Indeed: it’s the same nephew. But even though I gave him my trilogy, I’m not sure if he’s already read that page.
You mentioned this in a comment thread on this or rather your erstwhile blog years ago, where the subject of spanking was being debated between yourself and other visitors. I recall you used the words “screamed horribly” or something to that effect regarding your nephew.
I see. My mother treated her other grandchildren well, but not Chris. She only stopped being a bitch with my nephew when she got older.
Almost like he was loosely shaping up to be the next family scapegoat? Of course, in dysfunctional (or even “normal”) families once one powerful member designates someone as the scapegoat there’s typically a domino effect with the rest of the family following suit.
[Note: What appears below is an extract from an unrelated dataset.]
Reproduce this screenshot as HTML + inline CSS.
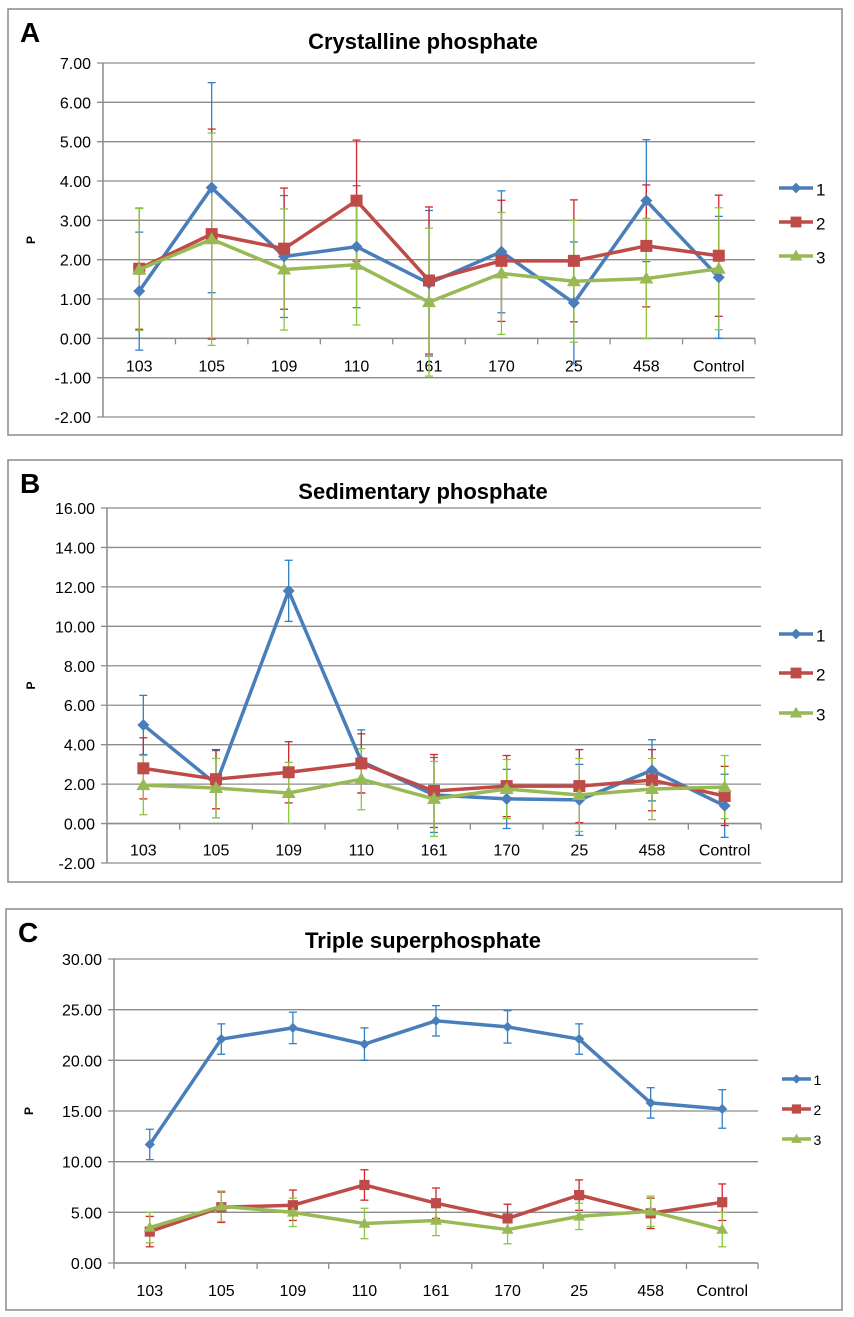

I myself was also spoken to by one of my grandma’s in ways she never spoke to my other cousins or my brother so I certainly know what that’s like.
What I detected in the way my mother picked on my nephew as a child (but not as a teenager) is that only my nephew as a child reminded her of the girl she was; and apparently she was repeating patterns of behaviour that my grandmother applied to her (because, you know, trauma demands repetition).
In any case, I, not my nephew, was the family scapegoat who suffered the folie en famille. The first to become infected was my father when I was fifteen and then the sister who follows me in age. My second sister, who died by the way, rebelled against this madness and took my side (she was the only family member that I loved).
I will soon begin to translate the rest of my autobiography. I think it is the first time in history that a writer has done this in such a massive and comprehensive way as I do (a work initiated in 1988 and finished in 2024!).
In order not to bore the reader I recently edited out the part about my surviving siblings who are still in folie, in order to focus on my parents. If there were a publisher who would publish my trilogy to the extent that the editor asked me a sequel, I would surely write an addendum where I would include the material about my four surviving siblings.